NATO首脳会議、防衛費目標をGDP比5%へ引き上げ
25日から始まったNATO(北大西洋条約機構)首脳会議がハーグ宣言で合意。
ウクライナ支援と対イラン抑止を両立させるため、加盟国の国防産業へ大規模な発注が進む見通しです。
ボッシュCEO「AI規制が過度なら欧州は“自滅”」独シュトゥットガルトで警鐘
ボッシュのStefan Hartung最高経営責任者は25日のテック会議で「欧州はAI規制で自らの競争力を殺しかねない」と発言。
独自のAI特許総数が欧州最多である同社は、2027年までに25億ユーロを追加投資する方針ですが、複雑な手続きが研究開発の阻害要因になると強調しました。
Starlink衛星27機を追加投入——年間170回打ち上げ目標に前進
SpaceXはフロリダ時間25日深夜、Starlink衛星27機を低軌道へ投入しました。

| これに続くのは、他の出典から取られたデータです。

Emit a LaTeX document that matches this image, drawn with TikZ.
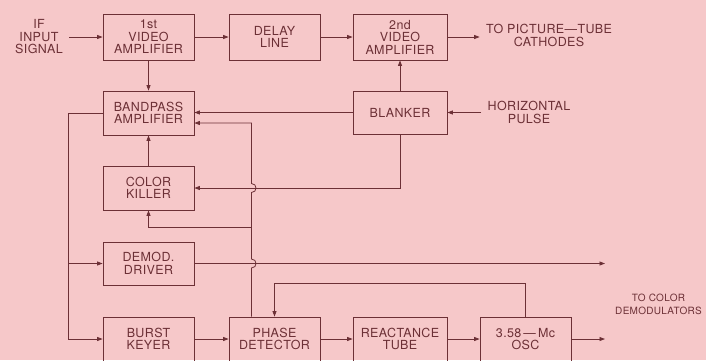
\documentclass[tikz,border=0pt]{standalone}
\usepackage{fontspec}
\setmainfont{TeX Gyre Heros}[LetterSpace=3]
\usetikzlibrary{arrows.meta}
\definecolor{paper}{RGB}{246,200,201}
\definecolor{ink}{RGB}{108,48,54}

\begin{document}
\begin{tikzpicture}[x=1pt, y=-1pt, line width=0.8pt, color=ink,
  font=\fontsize{12.5}{12.5}\selectfont,
  blockbox/.style={draw, minimum width=91pt, minimum height=44pt, inner sep=2pt, align=center},
  lbl/.style={align=center, inner sep=6pt},
  arr/.style={-{Triangle[length=5.5pt, width=4pt]}}]

  % paper
  \useasboundingbox (0,0) rectangle (706,360);
  \fill[paper] (0,0) rectangle (706,360);
  \clip (0,0) rectangle (706,360);

  % top row
  \node[lbl] (ifsig) at (39,37) {IF\\INPUT\\SIGNAL};
  \node[blockbox, minimum height=46pt] (vid1) at (148.5,37) {1st\\VIDEO\\AMPLIFIER};
  \node[blockbox, minimum height=46pt] (delay) at (274.5,37) {DELAY\\LINE};
  \node[blockbox, minimum height=46pt, minimum width=94pt] (vid2) at (400,37) {2nd\\VIDEO\\AMPLIFIER};
  \node[lbl] (pictube) at (549,35.5) {TO PICTURE---TUBE\\CATHODES};

  % left column and blanker
  \node[blockbox] (bandpass) at (148.5,113) {BANDPASS\\AMPLIFIER};
  \node[blockbox, minimum width=94pt, minimum height=43pt] (blanker) at (400,112.5) {BLANKER};
  \node[lbl] (hpulse) at (529,112.5) {HORIZONTAL\\PULSE};
  \node[blockbox] (killer) at (148.5,188) {COLOR\\KILLER};
  \node[blockbox, minimum height=43pt] (demod) at (148.5,263.5) {DEMOD.\\DRIVER};

  % bottom row
  \node[blockbox] (burst) at (148.5,339) {BURST\\KEYER};
  \node[blockbox] (phase) at (274.5,339) {PHASE\\DETECTOR};
  \node[blockbox, minimum width=94pt] (react) at (400,339) {REACTANCE\\TUBE};
  \node[blockbox] (osc) at (525.5,339) {3.58\,---\,Mc\\OSC};
  \node[lbl, font=\fontsize{10}{12.5}\selectfont] (colordem) at (658.5,304.5) {TO COLOR\\DEMODULATORS};

  \coordinate (demodout) at (605,263.5);
  \coordinate (oscout) at (605,339);
  \coordinate (split) at (68,113);
  \coordinate (fb) at ([xshift=-23pt]phase.north);

  % video path
  \draw[arr] (ifsig.east |- vid1) -- (vid1.west);
  \draw[arr] (vid1.east) -- (delay.west);
  \draw[arr] (delay.east) -- (vid2.west);
  \draw[arr] (vid2.east) -- (vid2.east -| pictube.west);
  \draw[arr] (vid1.south) -- (bandpass.north);

  % blanker
  \draw[arr] (hpulse.west |- blanker) -- (blanker.east);
  \draw[arr] (blanker.north) -- (vid2.south);
  \draw[arr] (blanker.west) -- (blanker.west -| bandpass.east);
  \draw[arr] (blanker.south) |- (killer.east);
  \draw[arr] (killer.north) -- (bandpass.south);

  % phase detector back to killer and bandpass, hopping the crossings
  \draw[arr] (fb) -- (251.5,268) .. controls (257.5,268) and (257.5,259) .. (251.5,259)
    -- (251.5,192.5) .. controls (257.5,192.5) and (257.5,183.5) .. (251.5,183.5)
    -- (251.5,123) -- ([yshift=-10pt]bandpass.east);
  \draw[arr] (251.5,227) -| (killer.south);

  % chroma out of the bandpass amplifier
  \draw (bandpass.west) -- (split);
  \draw[arr] (split) |- (burst.west);
  \draw[arr] (split |- demod) -- (demod.west);
  \draw[arr] (demod.east) -- (demodout);

  % oscillator loop
  \draw[arr] (burst.east) -- (phase.west);
  \draw[arr] (phase.east) -- (react.west);
  \draw[arr] (react.east) -- (osc.west);
  \draw[arr] (osc.east) -- (oscout);
  \draw[arr] (osc.north) -- ++(0,-33) -| (phase.north);

\end{tikzpicture}
\end{document}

Falcon 9の一段目は25回目の再使用に成功し、年間170機会打ち上げ計画の達成確度が高まっています。
私たちの生活に起こること
- 株高と円高の同時進行
半導体バブルによるレバレッジ買いが株価を押し上げる一方、関税リスクで米金利低下→ドル売りが発生し、日本株と円がともに買われるねじれが発生。 - 景気下振れリスク
政府の成長率引き下げ検討は、実体経済が金融市場の強さに追随できていないサイン。 - 地政学リスクの小休止
中東停戦で原油が落ち着くも、合意破綻時には再度エネルギー高騰→インフレ再燃の恐れ。